'Faster benefits needed' to stop more child poverty
A classroom of children a day could fall into poverty unless benefits changes are brought in sooner, an independent think thank has claimed.
IPPR Scotland said if family income supplement measures were not introduced quickly, 50,000 more youngsters would be affected by 2023-24.
That is the equivalent of 25 children a day entering relative poverty.
The Scottish government has already said its new family income supplement is to be rolled out in 2022.
But IPPR Scotland said action should be taken before the next Holyrood election in May 2021.
It also cited "UK benefits cuts" leading to falling living standards.
It comes after the Scottish government's advisers at the Poverty and Inequality Commission urged ministers to introduce the family income supplement initiative sooner.
- One in five living in poverty in Scotland
- Full timetable for rollout of Scots welfare agency
- Scottish child poverty report backs new and top-up benefits
IPPR Scotland director Russell Gunson said: "It's not right that almost a quarter of children in Scotland are locked into poverty. And without action that figure is due to rise dramatically.
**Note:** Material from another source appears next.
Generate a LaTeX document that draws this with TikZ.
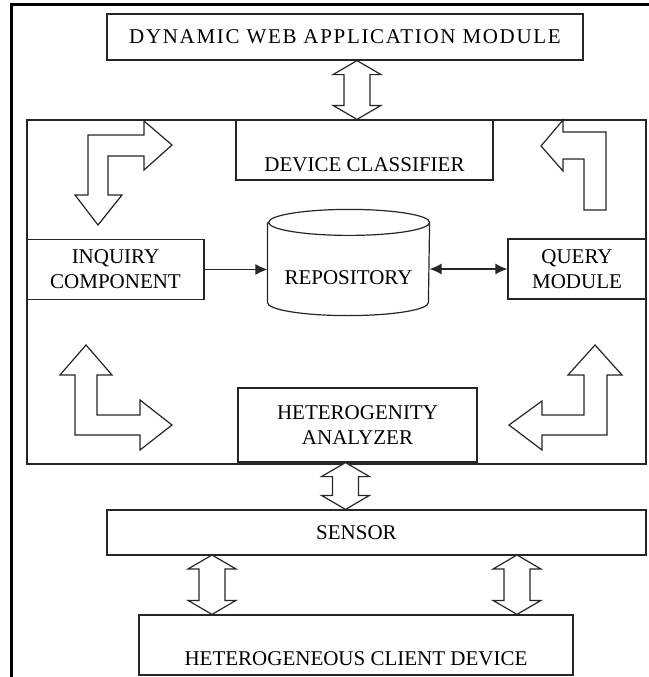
\documentclass[tikz,border=0pt]{standalone}
\usepackage{fontspec}
\setmainfont{Liberation Serif}
\usetikzlibrary{positioning, calc, arrows.meta}

% hollow up/down arrow between two tips
\newcommand{\twoway}[2]{%
  \draw[hollow] (#1) -- ++(24,14) -- ++(-11,0) 
  -- ($(#2)+(13,-14)$) -- ++(11,0) -- (#2) 
  -- ++(-24,-14) -- ++(11,0) 
  -- ($(#1)+(-13,14)$) -- ++(-11,0) -- cycle;}

\begin{document}
\begin{tikzpicture}[x=1pt, y=-1pt,
    block/.style={rectangle, 
      draw=black!85, 
      line width=1.2pt, 
      align=center, 
      inner sep=0pt, 
      font=\fontsize{21}{25}\selectfont},
    hollow/.style={draw=black!85, 
      line width=1.2pt, 
      fill=white, 
      line join=miter},
    link/.style={line width=1.2pt, 
      draw=black!85}]
  \useasboundingbox (0,0) rectangle (648,677);

  % outer frame, cut by the page
  \draw[line width=3pt] (11,700) -- (11,5) -- (700,5);

  \node[block, minimum width=476, minimum height=46, 
    font=\fontsize{21}{25}\selectfont\addfontfeatures{LetterSpace=8}] (webapp) 
    at (345,37) {DYNAMIC WEB APPLICATION MODULE};

  \node[block, minimum width=619, minimum height=344] (core) 
    at (336.5,292) {};

  \node[block, minimum width=257, minimum height=60, 
    text height=42pt, text depth=0pt] (classifier) 
    at (364.5,150) {DEVICE CLASSIFIER};

  \node[block, minimum width=177, minimum height=60] (inquiry) 
    at (115.5,269.5) {INQUIRY\\COMPONENT};

  \node[block, draw=none, minimum width=161, minimum height=105, 
    text height=43pt, text depth=0pt] (repo) 
    at (348.5,262.5) {REPOSITORY};

  \node[block, minimum width=138, minimum height=60] (query) 
    at (577,269) {QUERY\\MODULE};

  \node[block, minimum width=239, minimum height=74] (analyzer) 
    at (357.5,425) {HETEROGENITY\\ANALYZER};

  \node[block, minimum width=539, minimum height=45] (sensor) 
    at (376.5,532.5) {SENSOR\hspace*{40pt}};

  \node[block, minimum width=434, minimum height=60, 
    text height=40pt, text depth=0pt] (client) 
    at (356,645) {HETEROGENEOUS CLIENT DEVICE};

  % repository drum
  \draw[link] ([yshift=-13pt]repo.north west) 
    -- ([yshift=13pt]repo.south west) 
    arc[start angle=180, end angle=360, x radius=80.5pt, y radius=13pt] 
    -- ([yshift=-13pt]repo.north east) 
    arc[start angle=0, end angle=360, x radius=80.5pt, y radius=13pt];

  % DATA LINKS
  \draw[link, -{Latex[length=12pt, width=11pt]}] 
    (inquiry) -- (inquiry -| repo.west);
  \draw[link, {Latex[length=12pt, width=11pt]}-{Latex[length=12pt, width=11pt]}] 
    (repo.east |- query) -- (query);

  % HOLLOW TWO-WAY ARROWS
  \coordinate (t1) at ($(webapp.south)+(12,0)$);
  \coordinate (b1) at (t1 |- classifier.north);
  \twoway{t1}{b1}

  \coordinate (t2) at ($(analyzer.south)+(-12,0)$);
  \coordinate (b2) at (t2 |- sensor.north);
  \twoway{t2}{b2}

  \coordinate (t3) at (212,555);
  \coordinate (b3) at (t3 |- client.north);
  \twoway{t3}{b3}

  \coordinate (t4) at (517,555);
  \coordinate (b4) at (t4 |- client.north);
  \twoway{t4}{b4}

  % BENT FLOW ARROWS
  \draw[hollow] (172,145) -- (144,121) -- (144,135) -- (88,135) 
    -- (88,195) -- (75,195) -- (98,225) -- (122,195) -- (108,195) 
    -- (108,156) -- (144,156) -- (144,170) -- cycle;

  \draw[hollow] (541,146) -- (563,120) -- (563,132) -- (606,132) 
    -- (606,210) -- (584,210) -- (584,159) -- (563,159) 
    -- (563,171) -- cycle;

  \draw[hollow] (86,345) -- (112,375) -- (97,375) -- (97,415) 
    -- (140,415) -- (140,400) -- (172,425) -- (140,450) -- (140,435) 
    -- (75,435) -- (75,375) -- (60,375) -- cycle;

  \draw[hollow] (595,345) -- (622,375) -- (607,375) -- (607,435) 
    -- (542,435) -- (542,450) -- (509,425) -- (542,401) -- (542,415) 
    -- (584,415) -- (584,375) -- (568,375) -- cycle;

\end{tikzpicture}
\end{document}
"Much of the increases in poverty in Scotland come from UK benefit cuts and a UK economy that has failed to maintain, let alone improve, living standards.
"But here in Scotland, there's more we can do. Every day, every week and every month of delay matters."
He added: "The Scottish government has promised to introduce an income supplement as part of wider plans to help to reduce child poverty.
"This is a golden opportunity to help tens of thousands of children escape poverty in Scotland.
"But given increasing child poverty rates, we want to see urgent action to make a start earlier than planned.
"We believe the Scottish government can, and should, bring forward plans for an income supplement before the end of this parliament, and to consider an interim payment before this."
The Poverty and Inequality Commission has said the Scottish government would need to invest "considerably more" on tackling child poverty if it is to meet legally binding targets it has set.
Holyrood has already committed to cutting relative child poverty to less than 10% by 2030-31, while reducing absolute child poverty to below 5%.
But figures showed almost a quarter (23%) of children were living in relative poverty in 2016-17, with this forecast to increase to 27% by 2023-24.
A Scottish government spokeswoman said: "Our first Tackling Child Poverty Delivery Plan, published last year, outlines the actions to be taken between 2018-22 - including working towards the development of a new income supplement.
"We have been doing just that and have involved stakeholders, including IPPR, in that work. A one-year progress report will be given to parliament in June."
The UK government said it was tackling the issue, with absolute poverty in Scotland "now lower than in 2010 and unemployment at a record low".
A spokesman for the Department of Work and Pensions said: "But we recognise some families need more support and that's why we continue to spend £95bn a year on working-age benefits to help ensure every child has the best start in life.
"Scotland has significant welfare powers to make further changes and can top-up existing benefits, pay discretionary payments and create entirely new benefits altogether."